The City of Lights in the epoch between Napoleon and the Franco-Prussian War was an epicenter of medical study, one reason being that French citizens were entitled to free medical care by royal decree. Students and young doctors flocked there from all over the continent, and from across the Atlantic, because of the amazing proliferation of facilities dedicated to very specific conditions and illnesses. No where else could doctors-in-training see so much pathology at the sides of renowned clinicians all in the same place.
Obstetrical complications? That would be Hôpital de la Maternité, with no fewer than a dozen births per day. Gravely sick children? The largest such hospice in the country was Hôpital des Enfants-Malades, sadly filled to capacity. Venereal diseases? There were two: for the women, Hôpital Lourcine, and for the men, Hôpital du Midi – the former being a house of tertiary-staged horrors, and the latter, while equally ghastly, mandating in the earliest years the additional ‘treatment’ of public whippings to teach patients to stay away from strumpets and keep their trousers on.
Lunatic women of childbearing years, idiots and imbeciles and morons of both genders, the terminally ill, the deaf, the blind, the dumb… all had their own specific destinations in the capital. There was a hospital for elderly married couples who wanted to die together in the same room (they could bring their own furniture and effects, the price of admission in part being bequeathment to the facility on joint passing of all personal property).
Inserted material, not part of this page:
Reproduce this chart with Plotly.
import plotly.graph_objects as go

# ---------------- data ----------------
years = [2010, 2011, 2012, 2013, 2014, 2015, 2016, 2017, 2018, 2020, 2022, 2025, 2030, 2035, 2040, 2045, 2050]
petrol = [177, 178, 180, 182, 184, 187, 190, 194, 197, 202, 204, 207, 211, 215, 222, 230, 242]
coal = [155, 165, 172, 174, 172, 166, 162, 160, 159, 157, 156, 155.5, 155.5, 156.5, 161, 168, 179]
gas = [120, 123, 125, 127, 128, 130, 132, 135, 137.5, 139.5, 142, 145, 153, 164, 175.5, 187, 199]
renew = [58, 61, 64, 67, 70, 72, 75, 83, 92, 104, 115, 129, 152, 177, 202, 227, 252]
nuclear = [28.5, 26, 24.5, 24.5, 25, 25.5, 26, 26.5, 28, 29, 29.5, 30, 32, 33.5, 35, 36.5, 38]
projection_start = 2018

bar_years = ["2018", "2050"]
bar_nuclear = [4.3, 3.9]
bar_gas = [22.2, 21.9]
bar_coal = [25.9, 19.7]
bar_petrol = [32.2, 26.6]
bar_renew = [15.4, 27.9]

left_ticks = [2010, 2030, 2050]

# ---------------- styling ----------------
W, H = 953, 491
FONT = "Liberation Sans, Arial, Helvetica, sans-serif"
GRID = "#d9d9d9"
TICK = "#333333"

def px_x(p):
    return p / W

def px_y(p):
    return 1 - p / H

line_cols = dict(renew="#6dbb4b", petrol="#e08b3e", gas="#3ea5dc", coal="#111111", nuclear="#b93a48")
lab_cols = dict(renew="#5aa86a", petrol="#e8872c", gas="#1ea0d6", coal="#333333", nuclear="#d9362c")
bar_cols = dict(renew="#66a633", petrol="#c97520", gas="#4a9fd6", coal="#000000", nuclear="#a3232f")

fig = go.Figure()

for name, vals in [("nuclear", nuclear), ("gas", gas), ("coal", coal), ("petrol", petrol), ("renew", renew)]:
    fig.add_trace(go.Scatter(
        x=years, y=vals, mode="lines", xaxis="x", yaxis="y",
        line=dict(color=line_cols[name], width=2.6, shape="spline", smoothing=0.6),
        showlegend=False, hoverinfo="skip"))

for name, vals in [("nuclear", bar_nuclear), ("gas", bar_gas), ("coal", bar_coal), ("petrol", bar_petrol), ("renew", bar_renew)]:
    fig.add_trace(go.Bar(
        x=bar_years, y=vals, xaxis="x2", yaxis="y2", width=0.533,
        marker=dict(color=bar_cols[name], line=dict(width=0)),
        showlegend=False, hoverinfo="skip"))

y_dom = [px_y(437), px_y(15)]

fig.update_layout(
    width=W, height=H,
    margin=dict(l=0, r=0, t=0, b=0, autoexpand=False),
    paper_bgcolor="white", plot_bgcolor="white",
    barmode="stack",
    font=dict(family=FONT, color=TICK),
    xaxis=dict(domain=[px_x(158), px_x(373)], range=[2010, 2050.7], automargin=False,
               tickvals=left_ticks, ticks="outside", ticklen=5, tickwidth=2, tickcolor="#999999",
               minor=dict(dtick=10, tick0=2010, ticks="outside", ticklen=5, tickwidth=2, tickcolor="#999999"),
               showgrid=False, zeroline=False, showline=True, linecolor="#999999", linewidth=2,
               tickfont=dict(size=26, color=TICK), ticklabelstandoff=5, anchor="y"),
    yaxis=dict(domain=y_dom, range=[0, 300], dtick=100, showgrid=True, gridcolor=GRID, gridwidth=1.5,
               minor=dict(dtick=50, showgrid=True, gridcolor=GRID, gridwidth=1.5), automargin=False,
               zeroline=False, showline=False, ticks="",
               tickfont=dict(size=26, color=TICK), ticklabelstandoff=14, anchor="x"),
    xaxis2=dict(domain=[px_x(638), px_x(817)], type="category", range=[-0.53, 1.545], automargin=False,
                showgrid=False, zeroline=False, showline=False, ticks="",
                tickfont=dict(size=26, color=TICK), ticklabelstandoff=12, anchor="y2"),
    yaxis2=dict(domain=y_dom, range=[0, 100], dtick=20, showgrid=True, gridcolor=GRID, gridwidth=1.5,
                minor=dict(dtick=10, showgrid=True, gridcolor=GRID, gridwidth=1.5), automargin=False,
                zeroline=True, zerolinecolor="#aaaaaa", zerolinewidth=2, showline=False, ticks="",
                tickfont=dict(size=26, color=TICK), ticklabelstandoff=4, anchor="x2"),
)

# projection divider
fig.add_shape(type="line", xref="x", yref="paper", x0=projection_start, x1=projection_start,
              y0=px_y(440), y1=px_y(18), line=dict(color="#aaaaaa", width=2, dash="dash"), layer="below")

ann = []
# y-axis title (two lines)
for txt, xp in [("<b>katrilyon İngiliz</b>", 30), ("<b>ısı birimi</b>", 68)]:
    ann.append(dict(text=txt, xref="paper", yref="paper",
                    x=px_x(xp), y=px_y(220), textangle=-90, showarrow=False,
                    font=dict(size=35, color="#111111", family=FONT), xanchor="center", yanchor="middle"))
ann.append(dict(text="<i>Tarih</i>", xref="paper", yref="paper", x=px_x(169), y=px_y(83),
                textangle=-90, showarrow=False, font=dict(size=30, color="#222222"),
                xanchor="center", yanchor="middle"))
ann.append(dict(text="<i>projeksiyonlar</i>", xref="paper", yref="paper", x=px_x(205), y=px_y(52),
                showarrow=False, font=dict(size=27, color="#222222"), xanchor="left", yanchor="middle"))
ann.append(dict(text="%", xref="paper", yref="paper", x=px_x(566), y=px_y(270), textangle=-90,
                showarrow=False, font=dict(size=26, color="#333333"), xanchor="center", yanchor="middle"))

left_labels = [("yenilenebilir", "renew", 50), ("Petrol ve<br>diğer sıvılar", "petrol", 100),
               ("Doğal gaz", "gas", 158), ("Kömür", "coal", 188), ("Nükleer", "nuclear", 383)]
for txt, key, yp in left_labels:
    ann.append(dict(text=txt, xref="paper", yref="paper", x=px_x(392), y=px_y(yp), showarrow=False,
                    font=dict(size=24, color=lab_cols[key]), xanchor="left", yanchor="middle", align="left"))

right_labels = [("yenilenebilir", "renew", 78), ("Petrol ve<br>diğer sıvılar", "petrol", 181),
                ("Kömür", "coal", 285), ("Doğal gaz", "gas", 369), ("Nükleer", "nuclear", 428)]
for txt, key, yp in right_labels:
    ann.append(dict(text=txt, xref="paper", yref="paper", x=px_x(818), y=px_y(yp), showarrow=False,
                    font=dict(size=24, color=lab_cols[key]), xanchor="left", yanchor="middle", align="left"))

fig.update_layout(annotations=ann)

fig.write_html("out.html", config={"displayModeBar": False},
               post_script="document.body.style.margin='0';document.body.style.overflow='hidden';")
Lepers, however, were not welcomed, and instead were shipped out of the city limits should any show up at the front doors.
There was even Hôpital des Enfants-Trouvés for homeless children (distinct from an orphanage, as Enfants-Trouvés had physicians on staff to tend to the lesser ailments of the abandoned whose sicknesses didn’t quite require admission to Enfants-Malades). Some of the arrivals were orphaned when their mothers died at la Maternité (1:50), while others were voluntarily surrendered by caretakers unable to provide for their special needs. When these youngsters were deemed medically stable, they were offered for public adoption, though without surprise, many stayed at Enfants-Trouvés until they reached majority and were turned back to the streets by the hundreds.
Enfants-Trouvés had an anonymous drop-zone called le tour d’abandon (‘the desertion tower’) where sliding doors and a small bell would herald to the nurses within the arrival of a new human deposit. The citizens of Paris were encouraged to mark their children so they could potentially be reclaimed, though very few were ever later sought.
The American doctors in town, however, were most astonished by École Pratique d’Anatomie. While not a hospital per se – it was more of a pathology foundation – it allowed any physician, for the equivalent of $6, to access his own personal cadaver for dissection (no doubt many of whom were unfortunate former patients of Paris’ other healing institutions). In the early 19th century, human dissection remained illegal in the U.S., and many practitioners there had to resort to grave robbing to obtain specimens. In Paris, for a modest fee, cadavers were plentiful for the taking.
There was one small catch. The stuffy and warm dissection room often contained two dozen physicians whittling away on unpreserved corpses. The smell was said to be overpowering, and at the end of the day, leftover chunks of the deceased were tossed to packs of snarling street dogs who waited out back.